JustAnotherArchivist commented 7 years ago

Agreed, also for hashtags, i.e. https://twitter.com/hashtag/SomeTag to https://twitter.com/hashtag/SomeTag/ (and https://twitter.com/hashtag/SomeTag?src=hash to https://twitter.com/hashtag/SomeTag/?src=hash). Personally, I'd prefer an error message though instead of magically rewriting links.

falconkirtaran commented 7 years ago

Better still would be an !twitter, but I'd also like a better understanding of how it's used. We could, for example, !twitter falcondarkstar, and see the same thing as !a https://twitter.com/falcondarkstar/ --phantomjs --igset twitter (or whatever we choose to do), but we could also !twitter #archivebot and stuff. Do we know all the use cases for this?

JustAnotherArchivist commented 7 years ago

I think such a separate command would be a very good idea, but for a different reason. !a https://twitter.com/user --phantomjs --igset twitter doesn't work at all on some pipelines (only fetches the first page of tweets) and doesn't reliably retrieve all tweets on others (see #archivebot from 2017-07-03 around 20:00 UTC). If we had a !twitter command, we could tweak the grab to retrieve everything properly. There are different ways to do that, but I believe the only one which works even for very large tweet histories (the API only returns the 3200 newest tweets) is searching for all tweets by a user from a specific date, iterating through all dates back to when the account was created.

Side note: I'd prefer !twitter @username, since that's the syntax used on Twitter to refer to user accounts.

falconkirtaran commented 7 years ago

The current mechanism for grabbing them via phantomjs has a heuristic stopping point based mostly on timeouts, if I remember correctly, so it's liable to stop prematurely at completely random points.

With that said, this and your idea to iterate dates to account creation are pipeline changes, and should probably go in a different ticket; a !twitter command can be handled solely with changes to the IRC bot.

On 7/6/2017 15:13, JustAnotherArchivist wrote:

I think such a separate command would be a very good idea, but for a different reason. |!a https://twitter.com/user --phantomjs --igset twitter| doesn't work at all on some pipelines (only fetches the first page of tweets) and doesn't reliably retrieve all tweets on others (see |#archivebot| from 2017-07-03 around 20:00 UTC). If we had a |!twitter| command, we could tweak the grab to retrieve everything properly. There are different ways to do that, but I believe the only one which works even for very large tweet histories (the API only returns the 3200 newest tweets) is searching for all tweets by a user from a specific date, iterating through all dates back to when the account was created.

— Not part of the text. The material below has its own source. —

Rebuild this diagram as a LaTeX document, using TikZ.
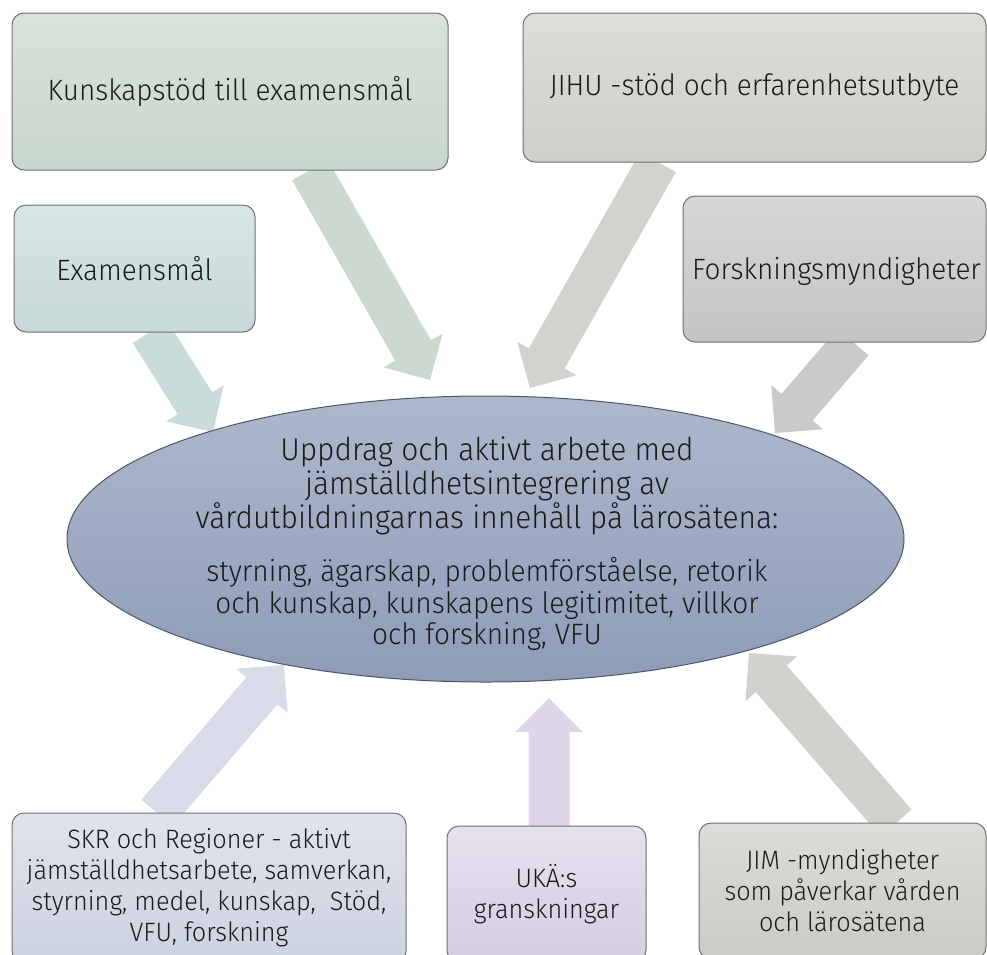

Side note: I'd prefer |!twitter @username|, since that's the syntax used on Twitter to refer to user accounts.

— You are receiving this because you commented. Reply to this email directly, view it on GitHub https://github.com/ArchiveTeam/ArchiveBot/issues/185#issuecomment-313533772, or mute the thread https://github.com/notifications/unsubscribe-auth/AFNkF4pnKWg_hu47vS88yty7Uuvc4yaZks5sLVv_gaJpZM4Gbc8x.

JustAnotherArchivist commented 7 years ago

Yeah, I know about the stopping. However, it seems that it never retrieves the second page on some pipelines. Anyway, that probably doesn't belong in this issue either.